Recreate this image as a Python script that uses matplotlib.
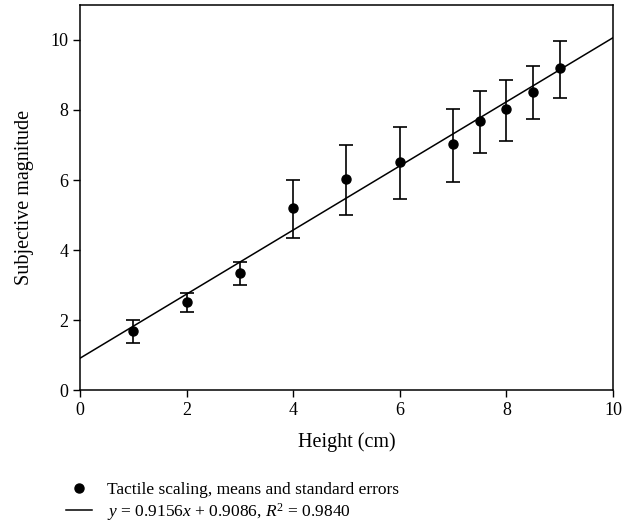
import matplotlib.pyplot as plt
from matplotlib.lines import Line2D
import numpy as np

# Data
height = [1, 2, 3, 4, 5, 6, 7, 7.5, 8, 8.5, 9]
magnitude = [1.69, 2.52, 3.35, 5.19, 6.02, 6.52, 7.02, 7.69, 8.02, 8.52, 9.19]
err_low = [0.36, 0.30, 0.35, 0.86, 1.02, 1.06, 1.07, 0.91, 0.90, 0.79, 0.86]
err_high = [0.30, 0.25, 0.30, 0.80, 0.97, 1.00, 1.01, 0.85, 0.84, 0.73, 0.79]
slope = 0.9156
intercept = 0.9086
r2 = 0.9840

plt.rcParams['font.family'] = ['Liberation Serif', 'DejaVu Serif']
plt.rcParams['mathtext.fontset'] = 'custom'
plt.rcParams['mathtext.it'] = 'Liberation Serif:italic'
plt.rcParams['mathtext.rm'] = 'Liberation Serif'

fig = plt.figure(figsize=(6.37, 5.31), dpi=100)
ax = fig.add_axes([0.1256, 0.2655, 0.8367, 0.7251])

ax.errorbar(height, magnitude, yerr=[err_low, err_high], fmt='o', color='black',
            markersize=6.5, elinewidth=1.2, capsize=5, capthick=1.2)
fit_x = np.array([0, 10])
line, = ax.plot(fit_x, slope * fit_x + intercept, color='black', lw=1.1)

ax.set_xlim(0, 10)
ax.set_ylim(0, 11)
ax.set_xticks(range(0, 11, 2))
ax.set_yticks(range(0, 11, 2))
ax.tick_params(direction='out', labelsize=13, length=5, width=1)
for s in ax.spines.values():
    s.set_linewidth(1.1)
ax.set_xlabel('Height (cm)', fontsize=14.5, labelpad=10)
ax.set_ylabel('Subjective magnitude', fontsize=14.5, labelpad=12)

dot = Line2D([], [], ls='none', marker='o', color='black', markersize=6.5)
fig.legend([dot, line],
           ['Tactile scaling, means and standard errors',
            f'$y$ = {slope:.4f}$x$ + {intercept:.4f}, $R^2$ = {r2:.4f}'],
           loc='upper left', bbox_to_anchor=(0.092, 0.105), frameon=False,
           fontsize=12.5, handlelength=1.5, handletextpad=0.9, labelspacing=0.15,
           borderaxespad=0)

fig.savefig('out.png', dpi=100)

* * * * * * * * *

**Task statement:** Each line above is to be copied verbatim. Drop any image from the copy.

**Output of the task:**
Recreate this image as a Python script that uses matplotlib.
import matplotlib.pyplot as plt
from matplotlib.lines import Line2D
import numpy as np

# Data
height = [1, 2, 3, 4, 5, 6, 7, 7.5, 8, 8.5, 9]
magnitude = [1.69, 2.52, 3.35, 5.19, 6.02, 6.52, 7.02, 7.69, 8.02, 8.52, 9.19]
err_low = [0.36, 0.30, 0.35, 0.86, 1.02, 1.06, 1.07, 0.91, 0.90, 0.79, 0.86]
err_high = [0.30, 0.25, 0.30, 0.80, 0.97, 1.00, 1.01, 0.85, 0.84, 0.73, 0.79]
slope = 0.9156
intercept = 0.9086
r2 = 0.9840

plt.rcParams['font.family'] = ['Liberation Serif', 'DejaVu Serif']
plt.rcParams['mathtext.fontset'] = 'custom'
plt.rcParams['mathtext.it'] = 'Liberation Serif:italic'
plt.rcParams['mathtext.rm'] = 'Liberation Serif'

fig = plt.figure(figsize=(6.37, 5.31), dpi=100)
ax = fig.add_axes([0.1256, 0.2655, 0.8367, 0.7251])

ax.errorbar(height, magnitude, yerr=[err_low, err_high], fmt='o', color='black',
            markersize=6.5, elinewidth=1.2, capsize=5, capthick=1.2)
fit_x = np.array([0, 10])
line, = ax.plot(fit_x, slope * fit_x + intercept, color='black', lw=1.1)

ax.set_xlim(0, 10)
ax.set_ylim(0, 11)
ax.set_xticks(range(0, 11, 2))
ax.set_yticks(range(0, 11, 2))
ax.tick_params(direction='out', labelsize=13, length=5, width=1)
for s in ax.spines.values():
    s.set_linewidth(1.1)
ax.set_xlabel('Height (cm)', fontsize=14.5, labelpad=10)
ax.set_ylabel('Subjective magnitude', fontsize=14.5, labelpad=12)

dot = Line2D([], [], ls='none', marker='o', color='black', markersize=6.5)
fig.legend([dot, line],
           ['Tactile scaling, means and standard errors',
            f'$y$ = {slope:.4f}$x$ + {intercept:.4f}, $R^2$ = {r2:.4f}'],
           loc='upper left', bbox_to_anchor=(0.092, 0.105), frameon=False,
           fontsize=12.5, handlelength=1.5, handletextpad=0.9, labelspacing=0.15,
           borderaxespad=0)

fig.savefig('out.png', dpi=100)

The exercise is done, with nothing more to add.